While there may be an emancipatory tendency within the kind of political action taken by Anonymous, aren’t we really only seeing the latest manifestation of the terror of that project that began in the Enlightenment called Liberalism (which encompasses both sides of that ridiculous bifurcation called liberal and conservative)? There is an excellent response to this question on Encyclopedia Dramatica, your source for all things lulz, and it begins with that great John Donne poem, “any man’s death diminishes me, because I am involved in mankind, and therefore never send to know for whom the bell tolls; it tolls for thee.” To this the response seems to be:
I will tell you Anonymous’ motives.
Anonymous does because Anonymous can. It is neither the inherent dark side of every man, nor is it the glorious white knight of the will of the people. Anonymous does because they can. And they feel like it.

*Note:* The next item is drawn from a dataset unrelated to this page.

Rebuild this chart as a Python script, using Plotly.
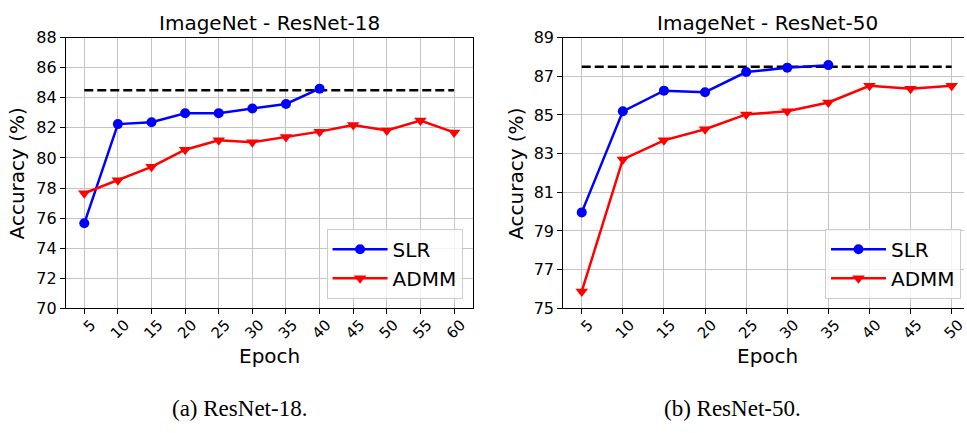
import plotly.graph_objects as go

# ---------------- data ----------------
epochs_18 = [5, 10, 15, 20, 25, 30, 35, 40, 45, 50, 55, 60]
slr_epochs_18 = [5, 10, 15, 20, 25, 30, 35, 40]
slr_18 = [75.65, 82.25, 82.38, 82.97, 82.98, 83.29, 83.59, 84.61]
admm_18 = [77.65, 78.52, 79.41, 80.55, 81.17, 81.05, 81.40, 81.75, 82.19, 81.83, 82.49, 81.70]
baseline_18 = 84.5

epochs_50 = [5, 10, 15, 20, 25, 30, 35, 40, 45, 50]
slr_epochs_50 = [5, 10, 15, 20, 25, 30, 35]
slr_50 = [79.96, 85.19, 86.26, 86.18, 87.22, 87.45, 87.58]
admm_50 = [75.87, 82.70, 83.69, 84.26, 85.03, 85.19, 85.65, 86.51, 86.36, 86.51]
baseline_50 = 87.5

yticks_18 = [70, 72, 74, 76, 78, 80, 82, 84, 86, 88]
yticks_50 = [75, 77, 79, 81, 83, 85, 87, 89]

titles = ["ImageNet - ResNet-18", "ImageNet - ResNet-50"]
captions = ["(a) ResNet-18.", "(b) ResNet-50."]

# ---------------- layout helpers ----------------
W, H = 967, 433
def px(x):
    return x / W
def py(y):
    return 1 - y / H

FONT = "DejaVu Sans"
LW = 2.5

fig = go.Figure()

def add_panel(epochs, slr_ep, slr, admm, base, xa, ya, legend):
    fig.add_trace(go.Scatter(
        x=[epochs[0], epochs[-1]], y=[base, base], mode="lines",
        line=dict(color="black", width=LW, dash="9px,4px"),
        showlegend=False, xaxis=xa, yaxis=ya, hoverinfo="skip"))
    fig.add_trace(go.Scatter(
        x=slr_ep, y=slr, mode="lines+markers", name="SLR",
        line=dict(color="#0000ff", width=LW),
        marker=dict(symbol="circle", size=10, color="#0000ff"),
        xaxis=xa, yaxis=ya, legend=legend))
    fig.add_trace(go.Scatter(
        x=epochs, y=admm, mode="lines+markers", name="ADMM",
        line=dict(color="#ff0000", width=LW),
        marker=dict(symbol="triangle-down", size=11, color="#ff0000"),
        xaxis=xa, yaxis=ya, legend=legend))

add_panel(epochs_18, slr_epochs_18, slr_18, admm_18, baseline_18, "x", "y", "legend")
add_panel(epochs_50, slr_epochs_50, slr_50, admm_50, baseline_50, "x2", "y2", "legend2")

grid = "#c4c4c4"
common_x = dict(showgrid=True, gridcolor=grid, gridwidth=1, showline=True,
                linecolor="black", linewidth=1, ticks="outside", ticklen=5,
                tickcolor="black", tickwidth=1, tickangle=-45, zeroline=False,
                tickfont=dict(family=FONT, size=15, color="black"),
                ticklabelshift=7, ticklabelstandoff=-4, ticklabeloverflow="allow")
common_y = dict(showgrid=True, gridcolor=grid, gridwidth=1, showline=True,
                linecolor="black", linewidth=1, ticks="outside", ticklen=5,
                tickcolor="black", tickwidth=1, zeroline=False,
                tickfont=dict(family=FONT, size=16, color="black"))

x1_dom = [px(66), px(474)]
x2_dom = [px(565), 1.0]
y_dom = [py(313), py(30)]

legend_common = dict(font=dict(family=FONT, size=20, color="black"),
                     bgcolor="rgba(255,255,255,0.8)", bordercolor="#cccccc",
                     borderwidth=1, xanchor="right", yanchor="bottom",
                     itemwidth=55, tracegroupgap=0)

fig.update_layout(
    width=W, height=H,
    margin=dict(l=0, r=0, t=0, b=0),
    paper_bgcolor="white", plot_bgcolor="white",
    font=dict(family=FONT, color="black"),
    xaxis=dict(domain=x1_dom, range=[2.25, 62.75], anchor="y",
               tickvals=epochs_18, ticktext=[str(e) for e in epochs_18],
               mirror=True, **common_x),
    yaxis=dict(domain=y_dom, range=[70, 88], anchor="x",
               tickvals=yticks_18, mirror=True, **common_y),
    xaxis2=dict(domain=x2_dom, range=[2.75, 51.5], anchor="y2",
                tickvals=epochs_50, ticktext=[str(e) for e in epochs_50],
                mirror=True, **common_x),
    yaxis2=dict(domain=y_dom, range=[75, 89], anchor="x2",
                tickvals=yticks_50, mirror=False, **common_y),
    legend=dict(x=px(464), y=py(303), **legend_common),
    legend2=dict(x=px(964), y=py(303), **legend_common),
    showlegend=True,
)

annos = []
centers = [270, 770]
for c, t in zip(centers, titles):
    annos.append(dict(text=t, x=px(c), y=py(15), xref="paper", yref="paper",
                      xanchor="center", yanchor="middle", showarrow=False,
                      font=dict(family=FONT, size=20, color="black")))
    annos.append(dict(text="Epoch", x=px(c), y=py(363), xref="paper", yref="paper",
                      xanchor="center", yanchor="middle", showarrow=False,
                      font=dict(family=FONT, size=20, color="black")))
for xc in [18, 518]:
    annos.append(dict(text="Accuracy (%)", x=px(xc), y=py(172), xref="paper",
                      yref="paper", xanchor="center", yanchor="middle",
                      textangle=-90, showarrow=False,
                      font=dict(family=FONT, size=20, color="black")))
for xc, t in zip([240, 735], captions):
    annos.append(dict(text=t, x=px(xc), y=py(418), xref="paper", yref="paper",
                      xanchor="center", yanchor="middle", showarrow=False,
                      font=dict(family="Liberation Serif", size=23, color="black")))
fig.update_layout(annotations=annos)

fig.write_html("out.html", config={"displayModeBar": False},
               post_script="document.body.style.margin='0px';")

So do not shame yourself any longer, if you are at all confused. Put on the mask. Lose yourself. Welcome to the collective.
You are Anonymous.
You are Legion.
You do not forgive.
You do not forget.
And You do not matter.
This summer, Giorgio Agamben said something really interesting in relation to the Tarnac 9 in France. He’d been asked by a fellow classmate what he thought about The Coming Insurrection – should we receive it as a manifesto? He told us that he couldn’t speak of them directly because they are friends, but what we must really consider seriously is that today any political action undertaken outside of a parliamentary organization is considered to be terroristic action.
Anonymous is, so far, not seen as a terrorist organization and it’s probably because ultimately, shit talkers are really only good at only that, flapping their gums.